The letter is from his son from his first marriage. He and son’s mom divorced when son was 6 and his older sister was 10. My husband remarried a woman who had three kids, and they later had a child together. First wife also remarried fairly quickly, and moved with the kids to another state.

My husband admits to neglecting his first family in favor of the second. He remembered birthdays and Christmas and paid child support religiously, but he was a long haul truck driver, and his home time went to his second family.

Things got better with first daughter later on, and they’re close now. She’s in another state but we manage to see her and her family a couple of times a year, and there are phone calls, e-mails, and text messages.

When first son got in some trouble about ten years ago, he phoned and needed $1,000. We sent it to him. That was our first personal contact with him for several years. (He lives in Georgia and was in the military for a long time.) Since then things started to be more normal – phone calls on his birthday, Christmas boxes, etc.

They were here for a funeral three years ago. We took them out for dinner, took the kids shopping, and spent the day together. Everything was fine. Son commented that I was much nicer than dad’s second wife: “I like YOU”, he says. He also commented about how much we’d spent on the dinner and shopping, and I said “That’s fine, your dad owes you”, and son said “No, he doesn’t.”
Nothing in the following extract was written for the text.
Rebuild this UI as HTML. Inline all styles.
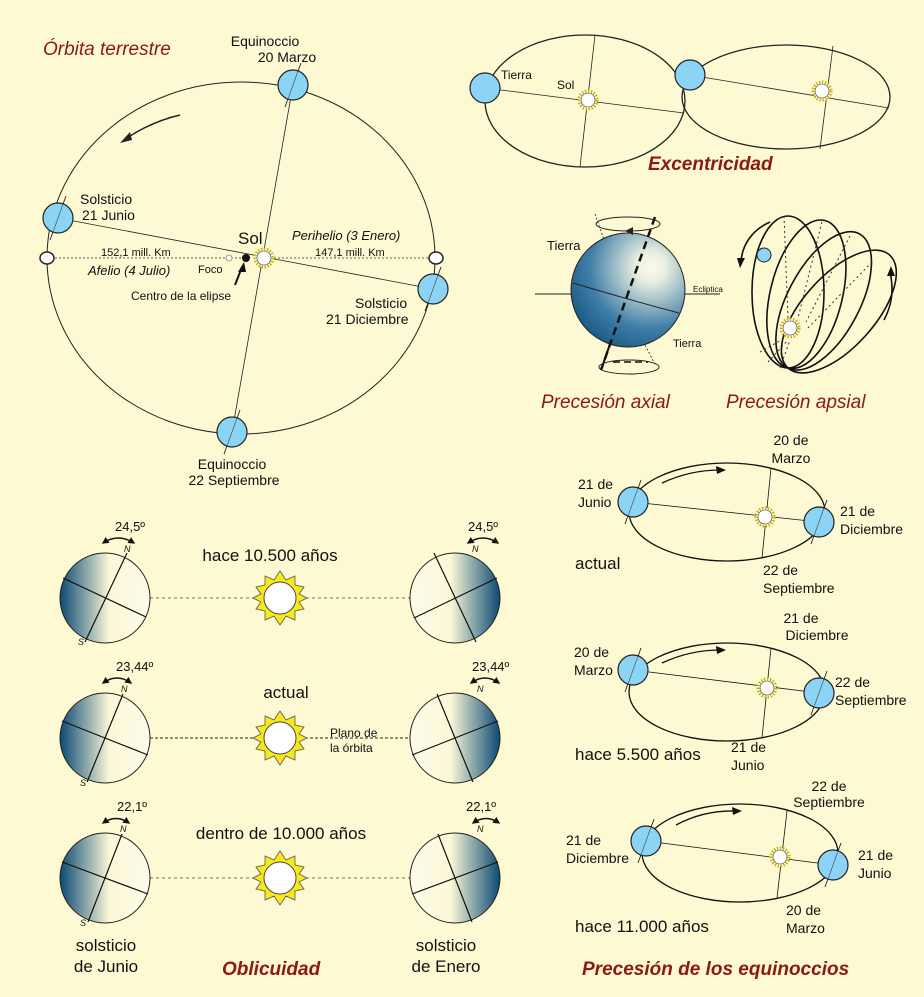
<!DOCTYPE html>
<html><head><meta charset="utf-8"><style>
html,body{margin:0;padding:0;background:#fdf9d2;}
svg{display:block;font-family:"Liberation Sans",sans-serif;}
.t{font-size:14px;fill:#111;}
.tt{font-size:17px;fill:#111;}
.r{font-size:19px;font-weight:bold;font-style:italic;fill:#8c1a10;}
.ri{font-size:19px;font-style:italic;fill:#8c1a10;}
</style></head><body>
<svg width="924" height="997" viewBox="0 0 924 997" xmlns="http://www.w3.org/2000/svg">
<defs>
<linearGradient id="gl" x1="0" x2="1"><stop offset="0" stop-color="#0b4a73"/><stop offset="0.55" stop-color="#fbf8d8"/><stop offset="1" stop-color="#fdfbe8"/></linearGradient>
<linearGradient id="gr" x1="1" x2="0"><stop offset="0" stop-color="#0b4a73"/><stop offset="0.55" stop-color="#fbf8d8"/><stop offset="1" stop-color="#fdfbe8"/></linearGradient>
<radialGradient id="gs" cx="0.7" cy="0.3" r="0.9"><stop offset="0" stop-color="#fdfbe8"/><stop offset="0.15" stop-color="#e8eee0"/><stop offset="0.6" stop-color="#3f7ea8"/><stop offset="1" stop-color="#0b4a73"/></radialGradient>
<marker id="ah" viewBox="0 0 10 10" refX="8" refY="5" markerWidth="5" markerHeight="5" orient="auto-start-reverse"><path d="M0 0 L10 5 L0 10 z" fill="#111"/></marker>
<g id="sun"><circle r="9" fill="#fff" stroke="#c9b400" stroke-width="3" stroke-dasharray="1.5 1.5"/><circle r="7" fill="#fff" stroke="#333" stroke-width="0.6"/></g>
<g id="bigsun"><polygon points="0,-27 6,-18 15,-22 15,-13 24,-11 19,-4 27,0 19,4 24,11 15,13 15,22 6,18 0,27 -6,18 -15,22 -15,13 -24,11 -19,4 -27,0 -19,-4 -24,-11 -15,-13 -15,-22 -6,-18" fill="#f8e81a" stroke="#555" stroke-width="0.8"/><circle r="16" fill="#fff" stroke="#444" stroke-width="1"/></g>
<g id="earth"><circle r="15" fill="#8bd4f6" stroke="#222" stroke-width="1.2"/></g>
<g id="earthA"><line x1="8" y1="-22" x2="-8" y2="22" stroke="#222" stroke-width="0.9"/><circle r="15" fill="#8bd4f6" stroke="#222" stroke-width="1.2"/><line x1="5" y1="-14" x2="-5" y2="14" stroke="#444" stroke-width="0.6"/></g>
</defs>
<rect width="924" height="997" fill="#fdf9d2"/>

<!-- Main orbit -->
<text x="43" y="55" class="ri">Órbita terrestre</text>
<ellipse cx="241" cy="258" rx="194" ry="176" fill="none" stroke="#222" stroke-width="1"/>
<path d="M180 115 Q150 122 124 140" fill="none" stroke="#222" stroke-width="1.5"/>
<polygon points="120,143 130,132 132,140" fill="#222"/>
<line x1="293" y1="85" x2="232" y2="432" stroke="#222" stroke-width="0.8"/>
<line x1="58" y1="218" x2="433" y2="289" stroke="#222" stroke-width="0.8"/>
<line x1="55" y1="258" x2="246" y2="258" stroke="#333" stroke-width="0.8" stroke-dasharray="2 2"/>
<line x1="274" y1="258" x2="428" y2="258" stroke="#333" stroke-width="0.8" stroke-dasharray="2 2"/>
<use href="#earthA" x="293" y="85"/><use href="#earthA" x="58" y="218"/><use href="#earthA" x="433" y="289"/><use href="#earthA" x="232" y="432"/>
<ellipse cx="47" cy="258" rx="7" ry="6" fill="#fff" stroke="#222" stroke-width="1.5"/>
<ellipse cx="436" cy="258" rx="7" ry="6" fill="#fff" stroke="#222" stroke-width="1.5"/>
<circle cx="229" cy="258" r="3" fill="#fff" stroke="#666" stroke-width="0.6"/>
<circle cx="246" cy="258" r="4" fill="#111"/>
<use href="#sun" x="264" y="258"/>
<line x1="235" y1="285" x2="242" y2="267" stroke="#111" stroke-width="2"/>
<polygon points="244,262 238,272 246,272" fill="#111"/>
<text x="265" y="46" class="t" text-anchor="middle">Equinoccio</text>
<text x="287" y="62" class="t" text-anchor="middle">20 Marzo</text>
<text x="80" y="204" class="t">Solsticio</text>
<text x="82" y="220" class="t">21 Junio</text>
<text x="238" y="244" class="tt">Sol</text>
<text x="101" y="256" font-size="11" fill="#111">152,1 mill. Km</text>
<text x="88" y="275" font-size="13" font-style="italic" fill="#111">Afelio (4 Julio)</text>
<text x="198" y="273" font-size="11" fill="#111">Foco</text>
<text x="131" y="300" font-size="12" fill="#111">Centro de la elipse</text>
<text x="292" y="240" font-size="13" font-style="italic" fill="#111">Perihelio (3 Enero)</text>
<text x="315" y="256" font-size="11" fill="#111">147,1 mill. Km</text>
<text x="355" y="308" class="t">Solsticio</text>
<text x="326" y="324" class="t">21 Diciembre</text>
<text x="232" y="469" class="t" text-anchor="middle">Equinoccio</text>
<text x="234" y="485" class="t" text-anchor="middle">22 Septiembre</text>

<!-- Excentricidad -->
<ellipse cx="585" cy="101" rx="100" ry="66" fill="none" stroke="#222" stroke-width="1.3"/>
<line x1="595" y1="35" x2="580" y2="167" stroke="#222" stroke-width="0.8"/>
<line x1="485" y1="88" x2="684" y2="113" stroke="#222" stroke-width="0.8"/>
<use href="#earth" x="485" y="88"/>
<use href="#sun" x="588" y="100"/>
<text x="501" y="79" font-size="12" fill="#111">Tierra</text>
<text x="557" y="89" font-size="12" fill="#111">Sol</text>
<ellipse cx="786" cy="97" rx="104" ry="52" fill="none" stroke="#222" stroke-width="1.3"/>
<line x1="833" y1="46" x2="820" y2="149" stroke="#222" stroke-width="0.8"/>
<line x1="690" y1="75" x2="889" y2="108" stroke="#222" stroke-width="0.8"/>
<use href="#earth" x="690" y="75"/>
<use href="#sun" x="822" y="91"/>
<text x="648" y="170" class="r">Excentricidad</text>

<!-- Precesión axial -->
<line x1="535" y1="294" x2="720" y2="294" stroke="#222" stroke-width="1"/>
<circle cx="628" cy="290" r="57" fill="url(#gs)" stroke="#222" stroke-width="1"/>
<path d="M573 283 Q630 300 679 313" fill="none" stroke="#222" stroke-width="1"/>
<line x1="655" y1="217" x2="601" y2="370" stroke="#111" stroke-width="2.5" stroke-dasharray="8 5"/>
<line x1="595" y1="214" x2="604" y2="240" stroke="#222" stroke-width="0.8" stroke-dasharray="2 2"/>
<ellipse cx="628" cy="224" rx="32" ry="7" fill="none" stroke="#222" stroke-width="1"/>
<polygon points="625,231 633,227 633,235" fill="#222"/>
<line x1="601" y1="370" x2="609" y2="347" stroke="#111" stroke-width="2"/>
<ellipse cx="629" cy="367" rx="30" ry="7" fill="none" stroke="#222" stroke-width="1"/>
<line x1="613" y1="362" x2="648" y2="362" stroke="#111" stroke-width="1.5" stroke-dasharray="7 4"/>
<line x1="645" y1="345" x2="656" y2="366" stroke="#222" stroke-width="0.8" stroke-dasharray="2 2"/>
<text x="547" y="250" font-size="13" fill="#111">Tierra</text>
<text x="693" y="292" font-size="8" fill="#111">Ecliptica</text>
<text x="673" y="347" font-size="11" fill="#111">Tierra</text>
<text x="541" y="408" class="ri">Precesión axial</text>

<!-- Precesión apsial -->
<g fill="none" stroke="#111" stroke-width="1.6">
<ellipse cx="788" cy="292" rx="36" ry="76" transform="rotate(0 788 368)"/>
<ellipse cx="788" cy="292" rx="36" ry="76" transform="rotate(14 788 368)"/>
<ellipse cx="788" cy="292" rx="36" ry="76" transform="rotate(28 788 368)"/>
<ellipse cx="788" cy="292" rx="36" ry="76" transform="rotate(42 788 368)"/>
<path d="M770 222 C752 230 742 245 741 262"/>
<path d="M884 320 C892 305 894 290 890 272"/>
</g>
<polygon points="737,258 745,258 740,268" fill="#111"/>
<polygon points="887,276 895,276 891,266" fill="#111"/>
<g stroke="#333" stroke-width="1" stroke-dasharray="2 3">
<line x1="784" y1="216" x2="788" y2="318"/><line x1="822" y1="222" x2="798" y2="318"/><line x1="850" y1="236" x2="806" y2="322"/><line x1="872" y1="262" x2="808" y2="328"/>
<line x1="760" y1="352" x2="785" y2="338"/><line x1="768" y1="362" x2="788" y2="340"/><line x1="780" y1="368" x2="790" y2="340"/>
</g>
<circle cx="764" cy="255" r="7" fill="#8bd4f6" stroke="#222"/>
<use href="#sun" x="790" y="328"/>
<text x="726" y="408" class="ri">Precesión apsial</text>

<!-- Oblicuidad -->
<line x1="60" y1="598" x2="500" y2="598" stroke="#444" stroke-width="0.8" stroke-dasharray="3 3"/>
<circle cx="105" cy="598" r="45" fill="url(#gl)" stroke="#222" stroke-width="1"/>
<circle cx="455" cy="598" r="45" fill="url(#gr)" stroke="#222" stroke-width="1"/>
<line x1="127" y1="553" x2="85" y2="642" stroke="#111" stroke-width="1.2"/>
<line x1="63" y1="578" x2="146" y2="617" stroke="#111" stroke-width="1.2"/>
<line x1="434" y1="553" x2="476" y2="642" stroke="#111" stroke-width="1.2"/>
<line x1="414" y1="618" x2="497" y2="578" stroke="#111" stroke-width="1.2"/>
<use href="#bigsun" x="280" y="598"/>
<text x="270" y="561" class="tt" text-anchor="middle">hace 10.500 años</text>

<line x1="60" y1="738" x2="500" y2="738" stroke="#222" stroke-width="1" stroke-dasharray="3 2"/>
<circle cx="105" cy="738" r="45" fill="url(#gl)" stroke="#222" stroke-width="1"/>
<circle cx="455" cy="738" r="45" fill="url(#gr)" stroke="#222" stroke-width="1"/>
<line x1="123" y1="694" x2="87" y2="782" stroke="#111" stroke-width="1.2"/>
<line x1="62" y1="721" x2="148" y2="755" stroke="#111" stroke-width="1.2"/>
<line x1="437" y1="694" x2="473" y2="782" stroke="#111" stroke-width="1.2"/>
<line x1="412" y1="755" x2="498" y2="721" stroke="#111" stroke-width="1.2"/>
<use href="#bigsun" x="280" y="738"/>
<text x="286" y="698" class="tt" text-anchor="middle">actual</text>
<text x="330" y="737" font-size="12" fill="#111">Plano de</text>
<text x="330" y="752" font-size="12" fill="#111">la órbita</text>

<line x1="60" y1="878" x2="500" y2="878" stroke="#444" stroke-width="0.8" stroke-dasharray="3 3"/>
<circle cx="105" cy="878" r="45" fill="url(#gl)" stroke="#222" stroke-width="1"/>
<circle cx="455" cy="878" r="45" fill="url(#gr)" stroke="#222" stroke-width="1"/>
<line x1="122" y1="834" x2="88" y2="922" stroke="#111" stroke-width="1.2"/>
<line x1="62" y1="862" x2="148" y2="894" stroke="#111" stroke-width="1.2"/>
<line x1="438" y1="834" x2="472" y2="922" stroke="#111" stroke-width="1.2"/>
<line x1="412" y1="894" x2="498" y2="862" stroke="#111" stroke-width="1.2"/>
<use href="#bigsun" x="280" y="878"/>
<text x="281" y="839" class="tt" text-anchor="middle">dentro de 10.000 años</text>

<g fill="none" stroke="#111" stroke-width="1.4" marker-start="url(#ah)" marker-end="url(#ah)">
<path d="M103 543 Q118 533 134 543"/><path d="M468 543 Q483 533 498 543"/>
<path d="M103 683 Q117 673 131 683"/><path d="M471 683 Q485 673 499 683"/>
<path d="M103 823 Q116 814 129 823"/><path d="M473 823 Q486 814 499 823"/>
</g>
<g font-size="13" fill="#111">
<text x="115" y="531">24,5º</text><text x="468" y="531">24,5º</text>
<text x="116" y="671">23,44º</text><text x="472" y="671">23,44º</text>
<text x="117" y="811">22,1º</text><text x="466" y="811">22,1º</text>
</g>
<g font-size="9" font-style="italic" fill="#111">
<text x="124" y="552">N</text><text x="78" y="645">S</text><text x="472" y="552">N</text>
<text x="121" y="692">N</text><text x="80" y="786">S</text><text x="477" y="692">N</text>
<text x="120" y="832">N</text><text x="80" y="926">S</text><text x="477" y="832">N</text>
</g>
<text x="106" y="951" class="tt" text-anchor="middle">solsticio</text>
<text x="106" y="972" class="tt" text-anchor="middle">de Junio</text>
<text x="446" y="951" class="tt" text-anchor="middle">solsticio</text>
<text x="446" y="972" class="tt" text-anchor="middle">de Enero</text>
<text x="222" y="975" class="r">Oblicuidad</text>

<!-- Precesión de los equinoccios -->
<g fill="none" stroke="#111" stroke-width="1.3">
<ellipse cx="727" cy="512" rx="98" ry="49"/>
<ellipse cx="727" cy="692" rx="98" ry="49"/>
<ellipse cx="740" cy="853" rx="98" ry="49"/>
<path d="M662 483 Q690 470 720 470"/><path d="M662 663 Q690 650 720 650"/><path d="M676 825 Q704 810 736 811"/>
</g>
<polygon points="726,470 716,466 717,474" fill="#111"/>
<polygon points="726,650 716,646 717,654" fill="#111"/>
<polygon points="742,811 732,807 733,815" fill="#111"/>
<g stroke="#111" stroke-width="0.8">
<line x1="771" y1="468" x2="762" y2="558"/><line x1="633" y1="502" x2="819" y2="522"/>
<line x1="771" y1="648" x2="762" y2="738"/><line x1="633" y1="670" x2="819" y2="693"/>
<line x1="787" y1="811" x2="777" y2="898"/><line x1="646" y1="841" x2="833" y2="865"/>
</g>
<use href="#earthA" x="633" y="502"/><use href="#earthA" x="819" y="522"/>
<use href="#earthA" x="633" y="670"/><use href="#earthA" x="819" y="693"/>
<use href="#earthA" x="646" y="841"/><use href="#earthA" x="833" y="865"/>
<use href="#sun" x="765" y="517"/><use href="#sun" x="767" y="688"/><use href="#sun" x="780" y="857"/>
<g class="t">
<text x="791" y="445" text-anchor="middle">20 de</text><text x="791" y="463" text-anchor="middle">Marzo</text>
<text x="578" y="489">21 de</text><text x="578" y="507">Junio</text>
<text x="840" y="516">21 de</text><text x="840" y="534">Diciembre</text>
<text x="763" y="575">22 de</text><text x="763" y="593">Septiembre</text>
<text x="801" y="623" text-anchor="middle">21 de</text><text x="817" y="640" text-anchor="middle">Diciembre</text>
<text x="574" y="657">20 de</text><text x="574" y="675">Marzo</text>
<text x="835" y="687">22 de</text><text x="835" y="705">Septiembre</text>
<text x="731" y="752">21 de</text><text x="731" y="770">Junio</text>
<text x="829" y="791" text-anchor="middle">22 de</text><text x="829" y="807" text-anchor="middle">Septiembre</text>
<text x="566" y="845">21 de</text><text x="566" y="863">Diciembre</text>
<text x="858" y="860">21 de</text><text x="858" y="878">Junio</text>
<text x="786" y="915">20 de</text><text x="786" y="933">Marzo</text>
</g>
<text x="575" y="569" class="tt">actual</text>
<text x="575" y="760" class="tt">hace 5.500 años</text>
<text x="575" y="932" class="tt">hace 11.000 años</text>
<text x="582" y="975" class="r">Precesión de los equinoccios</text>
</svg>
</body></html>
Then two years ago my husband went to Florida for a bowl game. He stayed with his stepson’s family. I told him he should stop in Georgia on his way down or back and see first son, but it was winter and weather was iffy, and he didn’t.

That seems to have been the proverbial straw for first son. In his letter, he tells how hurt he was that dad was nearby but didn’t bother to visit. He talks about how dad always preferred his second family to his first, and said he’s stewed about it for years. He said he wants no contact, ever.

I wrote back to son and asked him to reconsider his letter. I told him his dad realized that he had shortchanged his first family, but that he loves him and his sister very much and does the best he knows how. I reminded him that his dad was there for him when asked, and that things would likely have been different if not for physical distance. I told him I’d hold on to the letter for two weeks, and if I didn’t hear back, I’d give his dad the letter.

It’s been a month, and I haven’t heard anything. It’s dishonest of me, but I won’t give my husband the letter. What’s the point? He can’t turn back time. He can’t atone.

The part that really niggles me is that first son is very religious. He even had his own church for awhile. Where’s the forgiveness?

So yeah, write a letter, get things off your chest, but unless your dad’s the kind of person that you’d get a restraining order on to protect yourself, don’t send it.

It’s easy to say you’ll repay $3500 in tuition, but will you really? Human nature being what it is, I find it hard to believe you’ll cough up 3.5k that you technically don’t have to. I know I probably wouldn’t.

If you send the letter, a better plan of attack might be “thank you for what you’ve given me, but I won’t be needing your help anymore.”

Good luck.

Don’t send the letter. People who are in a failing marriage say and do things that are awful. Your dad is human. Be a better person that that.

I think the letter is a bad idea. Your reasons for not wanting him in your life aren’t your own, they don’t seem to have anything to do with how he’s treated you or anything to do with your relationship with him.

It sounds to me like you’re attempting to punish him for hurting your mother. My advice to you is back off and butt out of their relationship. It’s not your job to protect or defend your mother.

If he is truly a negative influence on your life then I’d still council careful consideration. At least try to talk to him about what’s bugging you. Talk to your mother and sister as well. Sounds like you need to vent some stored up emotions and you’ll feel better about it if you’re not hurting someone else in the process.

Punishing people or getting revenge isn’t always as rewarding as you’d want it to be. Sometimes it leaves you feeling worse.

This is a difficult time for everyone involved. Good luck to your and your family.